Christian Songwriting: Rhythmic Devices

Rhythm, of course, is one of the major components of contemporary music, and sometimes the single most prominent feature. (For instance, M. C. Hammer's "Don't Touch This".) Without it, a great deal of contemporary music would collapse in a heap, most notably, rap music.

A well-used chord progression can be totally revitalised by just altering the rhythmic patterns. For instance, songs with a I-vi-ii-V pattern (and its variation I-vi-IV-V) abound, and are as rhythmically varied as "Stand By Me" (by King, Leiber and Stoller), Queen's "Bohemian Rhapsody" (the "Mama...." bit), Decore's shampoo ad song, and "A Teenager In Love" (by Pomus and Shuman).
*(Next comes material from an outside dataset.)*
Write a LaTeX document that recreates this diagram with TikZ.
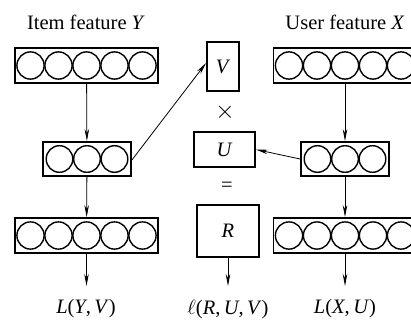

Rhythmic experimentation can make a big difference to your progressions and ultimately to your songwriting. A 12/8 time signature will make the feel of a song quite different from a straight 4/4, even though both have four beats in a bar. (Technically, 12/8 has twelve pulses, not beats, in a bar.)

Don't forget, too, that even though most Western music is based on two, three and four-beat patterns, you won't be jailed if you depart from the norm. Paul Desmond's "Take Five" (with a 5/4 time signature), and Pink Floyd's "Money" (mostly in 7/4, but with plenty of other time signatures thrown in just to confuse you) are two good examples. Dream Theater are experts in timing variations. The main difficulty with out-of-the-ordinary time signatures is that some musicians and singers won't be able to handle something outside the normal pattern. I've even met drummers who find it difficult to cope with anything other than 4/4!

The transforming power of rhythmic experimentation is illustrated by a recording I have with twenty-two different versions of the Jimmy Page/Robert Plant song, "Stairway To Heaven." Although the chord progressions were often changed, it was clear that one of the most important tools in producing a variety of styles in all of the versions was the rhythm. Varying the rhythm can transform a gentle ballad into a jazz number, and from there into a rock and roll song.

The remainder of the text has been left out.